Taking the “gamble to invest” in new pharmacy design may be a challenge when £170m cuts are looming but Weldricks are already reaping the benefit of patient satisfaction.

Following the company’s announcement they relocated their Dunscroft branch to new premises in a shopping centre, we caught up with regional deputy superintendent pharmacist, Dale McVeigh, to find out more about pharmacy design.

What was your involvement in the design of the premises?

I have been with the company since 1994 and over that time we have moved, designed and built many, many pharmacies. Obviously we have to work within a budget because there are some really fancy pharmacy designs out there. Making a practical design that works is the key.

What is the most important consideration when designing a pharmacy?

My designs are all based on flow – flow of workload and flow of people. The amount of times we cross over each other or bump into one another or find things in the way can lead to frustration developing that can mean unhappy working practices and slow productivity. My focus is all about making sure it flows for the customer and for our staff.

What else do you need to take into account?

It is always a compromise between retail space and dispensary space. Retail space generates income and dispensary space doesn’t necessarily generate income but it allows the staff to move freely to give the best level of service, to make fewer mistakes and to make it safer.

There’s always an ongoing debate about how much space the dispensary needs over how much space the retail aspect of the business can afford to lose before it becomes unviable.

Screen Shot 2016-02-17 at 16.29.20How does that compromise work on the shop floor?

The workload is 80% dispensary to 20% retail, roughly and we never get 80% of the shop space. You have probably been into many, many community pharmacies – we are lucky to get 25-30% of the floor space available and that would be lucky.

With the Dunscroft branch we shuffled round some of the items we sell so we could sell the same amount of stock in a smaller square footage. That allowed us to build a larger consultation room and to have more room in the dispensary.

Is it easy to carve up the space to suit patient needs?

The problem is when you move a pharmacy you never know what level of business you are going to be doing. Dunscroft was a low to middling range dispensing pharmacy where it initially was and where we relocated to was an up and coming shopping parade next to a supermarket with onsite parking.

Also we are down the road from one of our very busiest pharmacies in the company and so we knew there was a likelihood some customers would migrate to the Dunscroft branch but you never know how much or how many.

So it is always a little bit of a punt in the dark about how you need to resize your dispensary and what workflow is going to come in.

How do building regulations restrict your design plans?

The current building regulations are an enigma to me, sometimes they don’t make sense and sometimes they are just ludicrous and from one year to the next they change. So the toilet had to be almost two-and-a-half times the size of the original one that we had planned and that compromised the back area, so it made the staff area smaller and the stock room smaller.

You know what you want but then legislation gets in the way so you have to comply with that so it is always a compromise.

Sometimes where the doors are you don’t necessarily want the doors there and there’s a choice do you replace the door with one you want at an extra costs? Do you replace the windows and get planning permission for those? Everything you want to put in, even down to air conditioning you need planning permission for.

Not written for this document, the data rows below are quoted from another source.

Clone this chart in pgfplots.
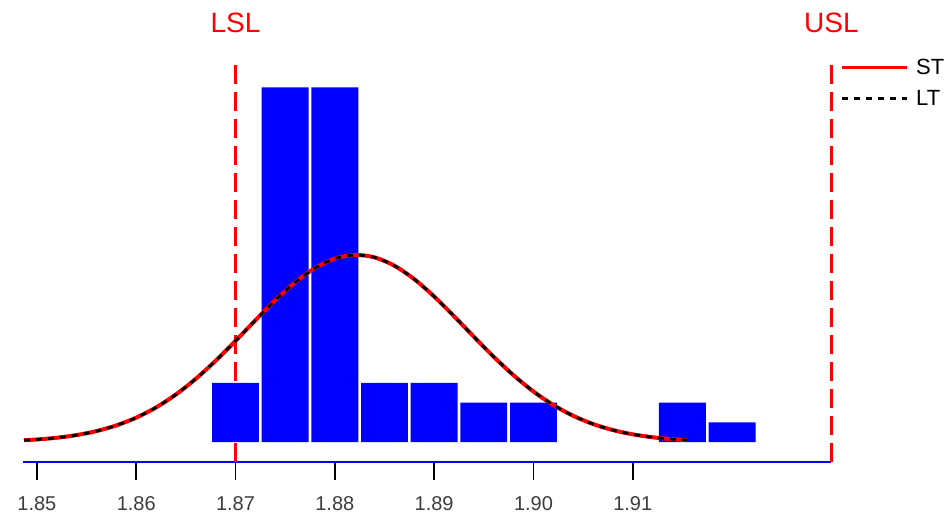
\documentclass[border=0pt]{standalone}
\usepackage{pgfplots}
\pgfplotsset{compat=1.18}
\usepackage{fontspec}
\setmainfont{Liberation Sans}
\usetikzlibrary{calc}
\definecolor{tickgray}{RGB}{60,60,60}
\definecolor{specred}{RGB}{255,0,0}
\begin{document}
\begin{tikzpicture}
\begin{axis}[name=ax, scale only axis, width=808.3pt, height=461.7pt,
  xmin=1.8486, xmax=1.93, ymin=-1, ymax=22.44,
  hide y axis, axis x line=bottom,
  x axis line style={draw=blue, line width=1.5pt, -},
  xtick={1.85,1.86,1.87,1.88,1.89,1.90,1.91},
  xticklabels={1.85,1.86,1.87,1.88,1.89,1.90,1.91},
  xtick align=outside, major tick length=18pt,
  tick style={black, line width=1.6pt},
  x tick label style={font=\fontsize{20}{24}\selectfont, text=tickgray, yshift=-13pt},
  clip=false,
  legend style={at={(axis cs:1.93,19.65)}, anchor=north west, xshift=9pt,
    draw=none, fill=none, inner xsep=0pt, font=\fontsize{22}{26}\selectfont,
    row sep=10pt, cells={anchor=west}},
]
\addplot[draw=specred, line width=2.2pt, dash pattern=on 19pt off 8pt, sharp plot, mark=none, forget plot] coordinates {(1.87,19.14) (1.87,-1)};
\addplot[draw=specred, line width=2.2pt, dash pattern=on 19pt off 8pt, sharp plot, mark=none, forget plot] coordinates {(1.93,19.14) (1.93,-1)};
\addplot[ybar, bar width=0.00472, fill=blue, draw=none, forget plot] coordinates {
 (1.870,3) (1.875,18) (1.880,18) (1.885,3) (1.890,3) (1.895,2) (1.900,2) (1.915,2) (1.920,1)};
\addplot[specred, line width=4pt, smooth, forget plot] coordinates {
 (1.8487,0.092) (1.850,0.131) (1.852,0.219) (1.854,0.355) (1.856,0.557) (1.858,0.845)
 (1.860,1.240) (1.862,1.760) (1.864,2.417) (1.866,3.212) (1.868,4.130) (1.870,5.136)
 (1.872,6.180) (1.874,7.194) (1.876,8.105) (1.878,8.832) (1.880,9.312) (1.882,9.498)
 (1.884,9.374) (1.886,8.950) (1.888,8.267) (1.890,7.388) (1.892,6.389) (1.894,5.344)
 (1.896,4.325) (1.898,3.387) (1.900,2.565) (1.902,1.880) (1.904,1.333) (1.906,0.915)
 (1.908,0.607) (1.910,0.390) (1.912,0.242) (1.914,0.145) (1.9155,0.097)};
\addplot[black, line width=2.8pt, dash pattern=on 6pt off 6pt, smooth, forget plot] coordinates {
 (1.8487,0.092) (1.850,0.131) (1.852,0.219) (1.854,0.355) (1.856,0.557) (1.858,0.845)
 (1.860,1.240) (1.862,1.760) (1.864,2.417) (1.866,3.212) (1.868,4.130) (1.870,5.136)
 (1.872,6.180) (1.874,7.194) (1.876,8.105) (1.878,8.832) (1.880,9.312) (1.882,9.498)
 (1.884,9.374) (1.886,8.950) (1.888,8.267) (1.890,7.388) (1.892,6.389) (1.894,5.344)
 (1.896,4.325) (1.898,3.387) (1.900,2.565) (1.902,1.880) (1.904,1.333) (1.906,0.915)
 (1.908,0.607) (1.910,0.390) (1.912,0.242) (1.914,0.145) (1.9155,0.097)};
\addlegendimage{legend image code/.code={\draw[specred, line width=3.2pt] (0pt,0pt) -- (65pt,0pt); \path[draw=none] (0pt,0pt) -- (72pt,0pt);}}
\addlegendentry{ST}
\addlegendimage{legend image code/.code={\draw[black, line width=3.2pt, dash pattern=on 6pt off 6pt] (0pt,0pt) -- (65pt,0pt); \path[draw=none] (0pt,0pt) -- (72pt,0pt);}}
\addlegendentry{LT}
\node[text=specred, font=\fontsize{28}{32}\selectfont] at (axis cs:1.87,21.3) {LSL};
\node[text=specred, font=\fontsize{28}{32}\selectfont] at (axis cs:1.93,21.3) {USL};
\end{axis}
\pgfresetboundingbox
\path[use as bounding box] ($(ax.south west)+(-23pt,-56.3pt)$) rectangle ($(ax.north east)+(120.6pt,0pt)$);
\end{tikzpicture}
\end{document}
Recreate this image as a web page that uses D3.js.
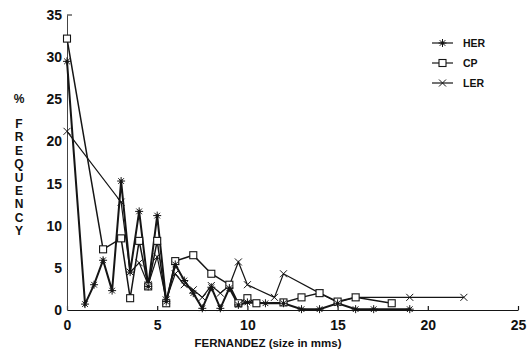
<!DOCTYPE html>
<html><head><meta charset="utf-8">
<script src="https://cdn.jsdelivr.net/npm/d3@7"></script>
<style>body{margin:0;background:#fff}svg{display:block}text{font-family:"Liberation Sans",Arial,sans-serif;font-weight:bold;fill:#111}</style>
</head><body><svg id="c" width="527" height="349"></svg>
<script>
const herX = [0,1,1.5,2,2.5,3,3.5,4,4.5,5,5.5,6,6.5,7,7.5,8,8.5,9,9.5,10,11,12,13,14,15,16,17,19];
const herY = [29.5,0.7,3.0,5.9,2.3,15.3,4.5,11.7,2.8,11.2,1.0,5.4,3.5,2.0,0.2,2.7,0.2,2.6,0.6,0.9,0.8,0.8,0.1,0.1,0.8,0.1,0.1,0.1];
const cpX = [0,2,3,3.5,4,4.5,5,5.5,6,7,8,9,9.5,10,10.5,12,13,14,15,16,18];
const cpY = [32.2,7.2,8.5,1.4,8.2,2.8,8.2,0.8,5.8,6.5,4.3,3.0,0.8,1.4,0.8,0.9,1.5,2.0,1.0,1.5,0.8];
const lerX = [0,3,3.5,4,4.5,5,5.5,6,6.5,7,7.5,8,8.5,9,9.5,10,11.5,12,14,15,16,19,22];
const lerY = [21.2,12.8,4.5,5.6,3.0,6.3,1.2,4.3,3.0,2.4,1.5,2.9,2.0,2.9,5.7,3.0,1.5,4.3,2.0,0.9,1.5,1.5,1.5];
const xTicks = [0,5,10,15,20,25];
const yTicks = [0,5,10,15,20,25,30,35];
const seriesNames = ["HER","CP","LER"];
const yTitle = ["%","F","R","E","Q","U","E","N","C","Y"];
const xTitle = "FERNANDEZ (size in mms)";

const svg = d3.select("#c");
const x = d3.scaleLinear().domain([0,25]).range([67,518]);
const y = d3.scaleLinear().domain([0,35]).range([310,15]);
const ink = "#151515";

// axes
const xa = svg.append("g").attr("transform",`translate(0,${y(0)})`)
  .call(d3.axisBottom(x).tickValues(xTicks).tickSizeInner(-4).tickSizeOuter(0).tickPadding(10));
xa.select(".domain").attr("stroke",ink).attr("stroke-width",1.2);
xa.selectAll(".tick line").attr("stroke",ink).attr("stroke-width",1.2);
xa.selectAll(".tick text").attr("font-size",14).attr("dy","0.68em");
const ya = svg.append("g").attr("transform",`translate(${x(0)},0)`)
  .call(d3.axisLeft(y).tickValues(yTicks).tickSize(0).tickPadding(5));
ya.select(".domain").attr("stroke","#444").attr("stroke-width",1);
ya.selectAll(".tick text").attr("font-size",14);
svg.append("line").attr("x1",x(0)).attr("x2",x(0)+5).attr("y1",y(35)).attr("y2",y(35)).attr("stroke",ink).attr("stroke-width",1);

// titles
svg.selectAll(".yt").data(yTitle).join("text").attr("class","yt")
  .attr("x",19).attr("y",(d,i)=> i===0 ? 103 : 128 + (i-1)*13.4)
  .attr("text-anchor","middle").attr("font-size",12).text(d=>d);
svg.append("text").attr("x",268).attr("y",347).attr("text-anchor","middle").attr("font-size",11.5).text(xTitle);

// series
const line = d3.line().x(d=>x(d[0])).y(d=>y(d[1]));
const her = herX.map((v,i)=>[v,herY[i]]);
const cp = cpX.map((v,i)=>[v,cpY[i]]);
const ler = lerX.map((v,i)=>[v,lerY[i]]);

svg.append("path").datum(ler).attr("d",line).attr("fill","none").attr("stroke",ink).attr("stroke-width",1.2);
svg.append("path").datum(cp).attr("d",line).attr("fill","none").attr("stroke",ink).attr("stroke-width",1.5);
svg.append("path").datum(her).attr("d",line).attr("fill","none").attr("stroke",ink).attr("stroke-width",2);

function star(g,cx,cy,r){
  for(let k=0;k<4;k++){const a=k*Math.PI/4;
    g.append("line").attr("x1",cx-r*Math.cos(a)).attr("y1",cy-r*Math.sin(a)).attr("x2",cx+r*Math.cos(a)).attr("y2",cy+r*Math.sin(a)).attr("stroke",ink).attr("stroke-width",1);}
  g.append("circle").attr("cx",cx).attr("cy",cy).attr("r",1.6).attr("fill",ink);
}
function cross(g,cx,cy,r){
  g.append("line").attr("x1",cx-r).attr("y1",cy-r).attr("x2",cx+r).attr("y2",cy+r).attr("stroke",ink).attr("stroke-width",1);
  g.append("line").attr("x1",cx-r).attr("y1",cy+r).attr("x2",cx+r).attr("y2",cy-r).attr("stroke",ink).attr("stroke-width",1);
}
function square(g,cx,cy,r){
  g.append("rect").attr("x",cx-r).attr("y",cy-r).attr("width",2*r).attr("height",2*r).attr("fill","#fff").attr("stroke",ink).attr("stroke-width",1.1);
}
const mk = svg.append("g");
ler.forEach(d=>cross(mk,x(d[0]),y(d[1]),3.5));
cp.forEach(d=>square(mk,x(d[0]),y(d[1]),3.5));
her.forEach(d=>star(mk,x(d[0]),y(d[1]),4));

// legend
const lg = svg.append("g");
const lgY = [43,63,83];
const drawers = [star,square,cross];
seriesNames.forEach((n,i)=>{
  lg.append("line").attr("x1",432).attr("x2",453).attr("y1",lgY[i]).attr("y2",lgY[i]).attr("stroke",ink).attr("stroke-width",1.2);
  drawers[i](lg,442.5,lgY[i],i===0?4:3.5);
  lg.append("text").attr("x",463).attr("y",lgY[i]).attr("dy","0.35em").attr("font-size",10.5).text(n);
});
</script></body></html>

We couldn’t fit the air conditioning units literally until the weekend before we moved in because that’s when we got planning permission for them.

How much does it cost to transform an empty retail unit into a pharmacy?

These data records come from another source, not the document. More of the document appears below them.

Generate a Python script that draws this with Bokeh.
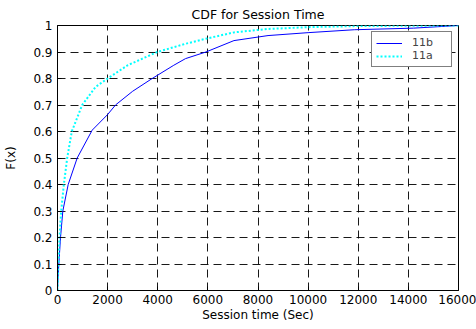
from bokeh.plotting import figure
from bokeh.models import Range1d, Legend, LegendItem, FixedTicker
from bokeh.embed import file_html
from bokeh.resources import INLINE

# data
x_11b = [0, 20, 53, 120, 213, 427, 786, 1384, 2000, 2314, 3000, 3778, 4640, 5107, 5920, 7040, 8400, 10000, 11840, 14200, 16000]
y_11b = [0, 0.05, 0.10, 0.20, 0.30, 0.40, 0.50, 0.605, 0.664, 0.70, 0.752, 0.80, 0.85, 0.875, 0.90, 0.943, 0.962, 0.973, 0.984, 0.99, 1.0]

x_11a = [0, 20, 40, 80, 147, 253, 387, 570, 985, 1516, 2000, 2800, 3980, 5107, 5920, 7040, 8400, 10100, 12000, 16000]
y_11a = [0, 0.05, 0.10, 0.20, 0.30, 0.40, 0.50, 0.60, 0.70, 0.768, 0.80, 0.85, 0.90, 0.931, 0.95, 0.974, 0.987, 0.994, 0.998, 1.0]

x_ticks = [0, 2000, 4000, 6000, 8000, 10000, 12000, 14000, 16000]
y_ticks = [0, 0.1, 0.2, 0.3, 0.4, 0.5, 0.6, 0.7, 0.8, 0.9, 1.0]
y_tick_labels = {0: "0", 0.1: "0.1", 0.2: "0.2", 0.3: "0.3", 0.4: "0.4", 0.5: "0.5",
                 0.6: "0.6", 0.7: "0.7", 0.8: "0.8", 0.9: "0.9", 1.0: "1"}

FONT = "DejaVu Sans"

p = figure(width=476, height=329, output_backend="svg", toolbar_location=None,
           x_range=Range1d(0, 16000), y_range=Range1d(0, 1),
           min_border_left=57, min_border_right=18, min_border_top=25, min_border_bottom=39,
           title="CDF for Session Time")

p.title.align = "center"
p.title.text_font = FONT
p.title.text_font_size = "12.5px"
p.title.text_font_style = "normal"
p.title.text_color = "black"
p.title.standoff = 7
p.title.offset = 5

p.outline_line_color = "black"
p.outline_line_width = 1
p.outline_line_alpha = 1

for ax in (p.xaxis[0], p.yaxis[0]):
    ax.axis_line_color = "black"
    ax.major_tick_in = 4
    ax.major_tick_out = 0
    ax.minor_tick_line_color = None
    ax.major_label_text_font = FONT
    ax.major_label_text_font_size = "12px"
    ax.major_label_text_color = "black"
    ax.axis_label_text_font = FONT
    ax.axis_label_text_font_size = "12px"
    ax.axis_label_text_font_style = "normal"
    ax.axis_label_text_color = "black"

p.xaxis.ticker = FixedTicker(ticks=x_ticks)
p.yaxis.ticker = FixedTicker(ticks=y_ticks)
p.yaxis.major_label_overrides = y_tick_labels
p.xaxis.major_label_standoff = 4
p.yaxis.major_label_standoff = 5
p.xaxis.axis_label = "Session time (Sec)"
p.yaxis.axis_label = "F(x)"
p.xaxis.axis_label_standoff = 1
p.yaxis.axis_label_standoff = 12

for g in (p.xgrid[0], p.ygrid[0]):
    g.grid_line_color = "black"
    g.grid_line_dash = "8 5"
    g.grid_line_width = 1
    g.grid_line_alpha = 0.9

r_b = p.line(x_11b, y_11b, line_color="#0000FF", line_width=1)
r_a = p.line(x_11a, y_11a, line_color="#00FFFF", line_width=2, line_dash="2 2")

legend = Legend(items=[LegendItem(label="11b", renderers=[r_b]),
                       LegendItem(label="11a", renderers=[r_a])],
                location="top_right")
legend.border_line_color = "black"
legend.border_line_width = 1
legend.background_fill_color = "white"
legend.background_fill_alpha = 1
legend.padding = 4
legend.spacing = 0
legend.margin = 6
legend.label_height = 12
legend.glyph_height = 12
legend.glyph_width = 26
legend.label_standoff = 10
legend.label_width = 35
legend.label_text_font = FONT
legend.label_text_font_size = "11px"
p.add_layout(legend, "center")

open("out.html", "w").write(file_html(p, INLINE))
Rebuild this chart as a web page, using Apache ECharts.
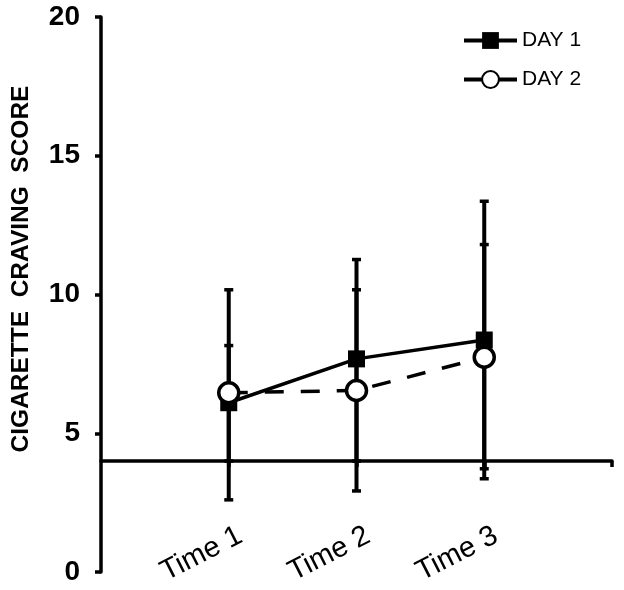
<!DOCTYPE html>
<html>
<head>
<meta charset="utf-8">
<script src="https://cdn.jsdelivr.net/npm/echarts@6/dist/echarts.min.js"></script>
<style>html,body{margin:0;padding:0;background:#fff}#c{width:624px;height:590px}</style>
</head>
<body>
<div id="c"></div>
<script>
// ---- data ----
const categories = ['Time 1', 'Time 2', 'Time 3'];
const categoryPositions = [1, 2, 3];
const day1Mean  = [6.10, 7.68, 8.36];
const day1Upper = [8.16, 11.26, 13.36];
const day1Lower = [4.00, 4.00, 3.36];
const day2Mean  = [6.46, 6.54, 7.74];
const day2Upper = [10.17, 10.17, 11.80];
const day2Lower = [2.60, 2.92, 3.72];
const yTicks = [0, 5, 10, 15, 20];
const xAxisCrossValue = 4;
const seriesNames = ['DAY 1', 'DAY 2'];
const yTitle = 'CIGARETTE  CRAVING  SCORE';

// ---- layout ----
const FONT = '"Liberation Sans", Arial, sans-serif';
const gridTop = 17, gridBottom = 18, gridLeft = 101, gridRight = 12;
const chartH = 590;
const gridH = chartH - gridTop - gridBottom;
const yMin = yTicks[0], yMax = yTicks[yTicks.length - 1];
const xAxisOffset = -(xAxisCrossValue - yMin) / (yMax - yMin) * gridH;

const chart = echarts.init(document.getElementById('c'), null, {renderer: 'canvas'});

function pts(means) { return means.map((v, i) => [categoryPositions[i], v]); }
function errs(lower, upper) { return lower.map((v, i) => [categoryPositions[i], v, upper[i]]); }

function renderErr(params, api) {
  const x = api.value(0);
  const lo = api.coord([x, api.value(1)]);
  const hi = api.coord([x, api.value(2)]);
  const cap = 4.5;
  const st = {stroke: '#000', lineWidth: 3.5};
  return {
    type: 'group',
    children: [
      {type: 'line', shape: {x1: lo[0], y1: lo[1], x2: hi[0], y2: hi[1]}, style: {stroke: '#000', lineWidth: 4}},
      {type: 'line', shape: {x1: lo[0] - cap, y1: lo[1], x2: lo[0] + cap, y2: lo[1]}, style: st},
      {type: 'line', shape: {x1: hi[0] - cap, y1: hi[1], x2: hi[0] + cap, y2: hi[1]}, style: st}
    ]
  };
}

const option = {
  animation: false,
  backgroundColor: '#fff',
  textStyle: {fontFamily: FONT},
  grid: {left: gridLeft, right: gridRight, top: gridTop, bottom: gridBottom, outerBoundsMode: 'none'},
  legend: {
    orient: 'vertical',
    left: 457,
    top: 25,
    itemWidth: 53,
    itemHeight: 21,
    itemGap: 18,
    textStyle: {fontFamily: FONT, fontSize: 21, color: '#000'},
    data: [
      {name: seriesNames[0], lineStyle: {width: 4}},
      {name: seriesNames[1], lineStyle: {type: 'solid', width: 4}}
    ]
  },
  xAxis: {
    type: 'value',
    min: 0,
    max: 4,
    interval: 1,
    offset: xAxisOffset,
    splitLine: {show: false},
    axisLine: {show: true, lineStyle: {color: '#000', width: 3.5}},
    axisTick: {show: true, customValues: [1, 2, 3, 4], length: 6, lineStyle: {color: '#000', width: 3.5}},
    axisLabel: {
      customValues: categoryPositions,
      formatter: v => categories[categoryPositions.indexOf(v)] || '',
      rotate: 27,
      margin: 50,
      verticalAlign: 'top',
      lineHeight: 52,
      fontFamily: FONT,
      fontSize: 29,
      color: '#000'
    }
  },
  yAxis: {
    type: 'value',
    min: yMin,
    max: yMax,
    interval: 5,
    splitLine: {show: false},
    axisLine: {show: true, lineStyle: {color: '#000', width: 3.5}},
    axisTick: {show: true, length: 6, lineStyle: {color: '#000', width: 3.5}},
    axisLabel: {margin: 21, fontFamily: FONT, fontSize: 28, fontWeight: 'bold', color: '#000'}
  },
  graphic: [{
    type: 'text',
    x: 21,
    y: 269,
    rotation: Math.PI / 2,
    scaleX: 1.02,
    style: {
      text: yTitle,
      font: 'bold 24px ' + FONT,
      fill: '#000',
      textAlign: 'center',
      textVerticalAlign: 'middle'
    }
  }],
  series: [
    {
      type: 'custom',
      name: 'err1',
      renderItem: renderErr,
      data: errs(day1Lower, day1Upper),
      z: 1,
      silent: true
    },
    {
      type: 'custom',
      name: 'err2',
      renderItem: renderErr,
      data: errs(day2Lower, day2Upper),
      z: 1,
      silent: true
    },
    {
      type: 'line',
      name: seriesNames[0],
      data: pts(day1Mean),
      symbol: 'rect',
      symbolSize: 17,
      itemStyle: {color: '#000'},
      lineStyle: {color: '#000', width: 3.5},
      z: 3
    },
    {
      type: 'line',
      name: seriesNames[1],
      data: pts(day2Mean),
      symbol: 'circle',
      symbolSize: 20,
      itemStyle: {color: '#fff', borderColor: '#000', borderWidth: 3.5},
      lineStyle: {color: '#000', width: 3.5, type: [19, 17]},
      z: 4
    }
  ]
};
chart.setOption(option);
</script>
</body>
</html>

There are relative costs, as in materials costs, external contractors costs and then there’s the internal costs that you tend to absorb, which is my time, the operations team’s time, the planning time. We have got a project manager who overseas all of the builds and who is there on a constant basis.

And then you have got the handymen and painters who deal with the snags after you have finished the build.

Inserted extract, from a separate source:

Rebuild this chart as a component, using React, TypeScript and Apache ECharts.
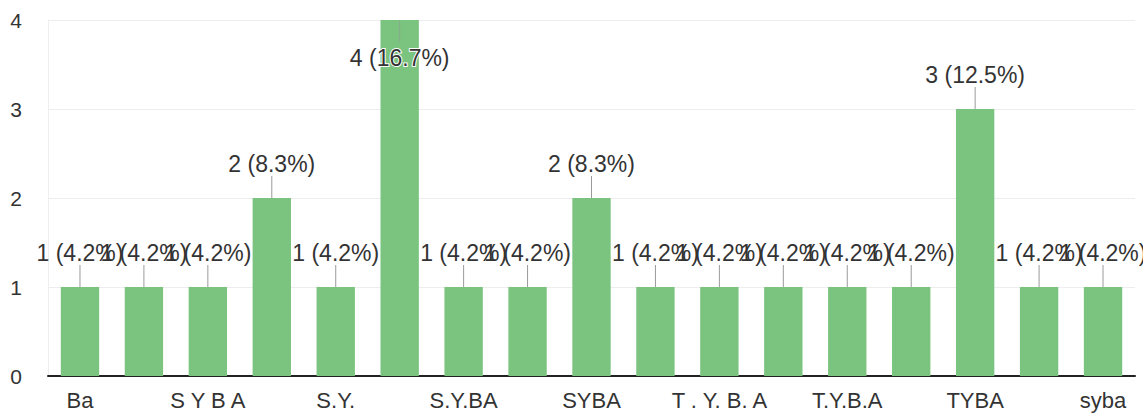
import React, { useEffect, useRef } from "react";
import * as echarts from "echarts";

const categories = [
  "Ba", "B.A", "S Y B A", "S.Y.B.A", "S.Y.", "S.Y.B.A.", "S.Y.BA", "S.YBA", "SYBA",
  "T.Y", "T . Y. B. A", "T.Y.B A", "T.Y.B.A", "T.Y.BA", "TYBA", "Tyba", "syba",
];
const counts = [1, 1, 1, 2, 1, 4, 1, 1, 2, 1, 1, 1, 1, 1, 3, 1, 1];
const yTicks = { min: 0, max: 4, interval: 1 };

export default function App() {
  const ref = useRef<HTMLDivElement>(null);
  useEffect(() => {
    document.body.style.margin = "0";
    if (!ref.current) return;
    const chart = echarts.init(ref.current, undefined, { renderer: "svg" });
    const total = counts.reduce((a, b) => a + b, 0);
    const maxV = Math.max(...counts);
    const font = "'Liberation Sans', Arial, sans-serif";
    chart.setOption({
      animation: false,
      backgroundColor: "#ffffff",
      grid: { left: 48, right: 8, top: 20, bottom: 40, containLabel: false },
      xAxis: {
        type: "category",
        data: categories,
        axisLine: { show: true, lineStyle: { color: "#222", width: 2 } },
        axisTick: { show: false },
        axisLabel: {
          interval: 1,
          color: "#333",
          fontSize: 22,
          fontFamily: font,
          margin: 13,
        },
        splitLine: { show: false },
      },
      yAxis: {
        type: "value",
        min: yTicks.min,
        max: yTicks.max,
        interval: yTicks.interval,
        axisLine: { show: true, lineStyle: { color: "#eeeeee", width: 1 } },
        axisTick: { show: false },
        axisLabel: { color: "#333", fontSize: 21, fontFamily: font, margin: 26 },
        splitLine: { show: true, lineStyle: { color: "#ededed", width: 1 } },
      },
      series: [
        {
          type: "bar",
          data: counts.map((v) =>
            v === maxV
              ? {
                  value: v,
                  label: {
                    position: "insideTop",
                    distance: 26,
                    textBorderColor: "#ffffff",
                    textBorderWidth: 2,
                  },
                }
              : v
          ),
          barCategoryGap: "40%",
          itemStyle: { color: "#7bc47f" },
          label: {
            show: true,
            position: "top",
            distance: 23,
            color: "#333",
            fontSize: 23,
            fontFamily: font,
            formatter: (p: any) =>
              `${p.value} (${((p.value / total) * 100).toFixed(1)}%)`,
          },
          labelLayout: { hideOverlap: false },
          z: 2,
        },
        {
          type: "custom",
          data: counts.map((v, i) => [i, v]),
          encode: { x: 0, y: 1 },
          silent: true,
          z: 3,
          renderItem: (params: any, api: any) => {
            const p = api.coord([api.value(0), api.value(1)]);
            const top = params.coordSys.y;
            const len = 22;
            let y2 = p[1] - len;
            let stroke = "#9a9a9a";
            if (y2 < top) {
              y2 = p[1] + len;
              stroke = "rgba(150,150,150,0.6)";
            }
            return {
              type: "line",
              shape: { x1: p[0], y1: p[1], x2: p[0], y2 },
              style: { stroke, lineWidth: 1 },
            };
          },
        },
      ],
    });
    return () => chart.dispose();
  }, []);
  return <div ref={ref} style={{ width: 1143, height: 416 }} />;
}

I don’t have the ultimate costs but we know roughly for just the materials, not including purchase of the premises, so that is just the materials to actually re-fit and some of the contractors’ costs, you are talking about £50,000.

It’s a huge investment to take on as a business owner, how is that affected by the current climate?

It is difficult for every pharmacy at the moment to actually want to invest in the infrastructure of a pharmacy when payments are coming in via the NHS and the NHS can withdraw funding without any negotiation or discussion or they can renegotiate you the payment down.

So if you want to put a ten or 12 year plan in place for a premises and the funding can be pulled depending on the government, that is difficult to invest in.

So that is where pharmacy struggles, it’s that gamble to invest when you want to be sure you have got the income coming in. Hence we go back to the retail against professional space because retail we can control but on the professional side we are limited.

Have you had any feedback from patients so far?

On the very first day of opening the second customer who walked through the door bought them a box of chocolates and a welcome card. That is one of their existing customers who traversed all the way from the old premises to the new one and they came in to say it was lovely and they couldn’t believe Weldricks had invested in such a nice premises.

We do tend to employ people who live in the locality so word of mouth spreads through family and friends and the business is doing better than expected which is a really good feeling.